Cela signifie que l’employeur a fait preuve de négligence, de corruption, d’incompétence ou qu’il n’a pas fait preuve de la diligence requise lors de l’examen initial des candidatures. La décision Tibbs (TDFP) a déjà établi les cinq éléments de l’« abus de pouvoir » et, dans le présent cas, la conduite de l’employeur (l’intimé) tombe dans l’ensemble de ces catégories.

[…]

 

[27] Le plaignant a demandé à la Commission de juger ses plaintes fondées, de rendre une déclaration d’abus de pouvoir et de révoquer les nominations.

C. Pour l’intimé, le 2 juin 2023

[28] L’intimé a d’abord rappelé l’observation formulée dans Jolin c. Administrateur général de Service Canada, 2007 TDFP 11, selon laquelle il incombe au plaignant de présenter des preuves et de faire valoir de façon convaincante que, selon la prépondérance des probabilités, il y a eu abus de pouvoir dans le cadre d’un processus de nomination. L’intimé a soutenu que le plaignant ne s’était pas acquitté de ce fardeau.

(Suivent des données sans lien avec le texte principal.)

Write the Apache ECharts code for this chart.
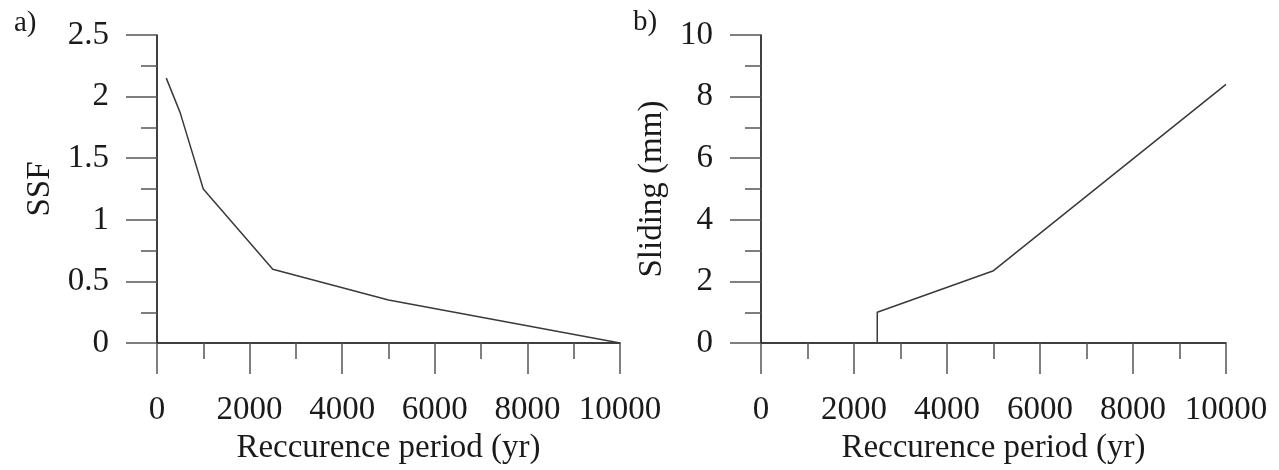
<!DOCTYPE html>
<html>
<head>
<meta charset="utf-8">
<script src="https://cdn.jsdelivr.net/npm/echarts@6/dist/echarts.min.js"></script>
<style>
  html, body { margin: 0; padding: 0; background: #fff; }
  #chart { width: 1279px; height: 470px; }
</style>
</head>
<body>
<div id="chart"></div>
<script>
// panel a) safety factor vs recurrence period
const yearsA = [200, 500, 1000, 2500, 5000, 10000];
const ssf = [2.15, 1.87, 1.25, 0.6, 0.35, 0];
// panel b) sliding vs recurrence period
const yearsB = [2500, 2500, 5000, 10000];
const sliding = [0, 1, 2.35, 8.4];

const xName = 'Reccurence period (yr)';
const font = 'Liberation Serif';
const txt = '#1a1a1a';
const fs = 33;

var myChart = echarts.init(document.getElementById('chart'));

function xAxisOpt(idx) {
    return {
        type: 'value',
        gridIndex: idx,
        min: 0,
        max: 10000,
        interval: 2000,
        name: xName,
        nameLocation: 'middle',
        nameGap: 87,
        nameTextStyle: { fontFamily: font, fontSize: fs, color: txt },
        axisLine: { onZero: false, lineStyle: { color: '#000', width: 1.5 } },
        axisTick: { length: 31, lineStyle: { color: '#555', width: 1.5 } },
        minorTick: { show: true, splitNumber: 2, length: 16, lineStyle: { color: '#555', width: 1.5 } },
        axisLabel: {
            margin: 51, fontFamily: font, fontSize: fs, color: txt,
            showMaxLabel: true, showMinLabel: true,
            formatter: function (v) { return String(v); }
        },
        splitLine: { show: false },
        minorSplitLine: { show: false }
    };
}

function yAxisOpt(idx, max, interval, name, gap) {
    return {
        type: 'value',
        gridIndex: idx,
        min: 0,
        max: max,
        interval: interval,
        name: name,
        nameLocation: 'middle',
        nameGap: gap,
        nameTextStyle: { fontFamily: font, fontSize: fs, color: txt },
        axisLine: { show: true, onZero: false, lineStyle: { color: '#000', width: 1.5 } },
        axisTick: { show: true, length: 31, lineStyle: { color: '#555', width: 1.5 } },
        minorTick: { show: true, splitNumber: 2, length: 16, lineStyle: { color: '#555', width: 1.5 } },
        axisLabel: { margin: 48, fontFamily: font, fontSize: fs, color: txt },
        splitLine: { show: false },
        minorSplitLine: { show: false }
    };
}

var option = {
    animation: false,
    backgroundColor: '#fff',
    title: [
        { text: 'a)', left: 9, top: 4, textStyle: { fontFamily: font, fontSize: 29, fontWeight: 'normal', color: txt } },
        { text: 'b)', left: 628, top: 3, textStyle: { fontFamily: font, fontSize: 29, fontWeight: 'normal', color: txt } }
    ],
    grid: [
        { left: 157, top: 35, width: 463, height: 311 },
        { left: 761, top: 35, width: 465, height: 311 }
    ],
    xAxis: [xAxisOpt(0), xAxisOpt(1)],
    yAxis: [
        yAxisOpt(0, 2.5, 0.5, 'SSF', 100),
        yAxisOpt(1, 10, 2, 'Sliding (mm)', 92)
    ],
    series: [
        {
            type: 'line',
            xAxisIndex: 0,
            yAxisIndex: 0,
            data: yearsA.map((x, i) => [x, ssf[i]]),
            showSymbol: false,
            lineStyle: { color: '#3a3a3a', width: 1.5 },
            silent: true
        },
        {
            type: 'line',
            xAxisIndex: 1,
            yAxisIndex: 1,
            data: yearsB.map((x, i) => [x, sliding[i]]),
            showSymbol: false,
            lineStyle: { color: '#3a3a3a', width: 1.5 },
            silent: true
        }
    ]
};

myChart.setOption(option);
</script>
</body>
</html>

[29] L’intimé soutient qu’en [traduction] « […] évaluant les candidatures, le mot “normalement” figurant dans l’énoncé des critères de mérite a donné à l’intimé la possibilité de prendre en considération l’expérience acquise par les candidats de niveau FB-02 ».

[30] L’intimé a ajouté ceci : [traduction] « Le mot [traduction] “normalement” ne signifie pas [traduction] “doit”. Le mot “normalement” laisse une marge de manœuvre et permet à l’évaluateur de prendre en compte l’expérience acquise à des postes […] autres que des postes du groupe FB. »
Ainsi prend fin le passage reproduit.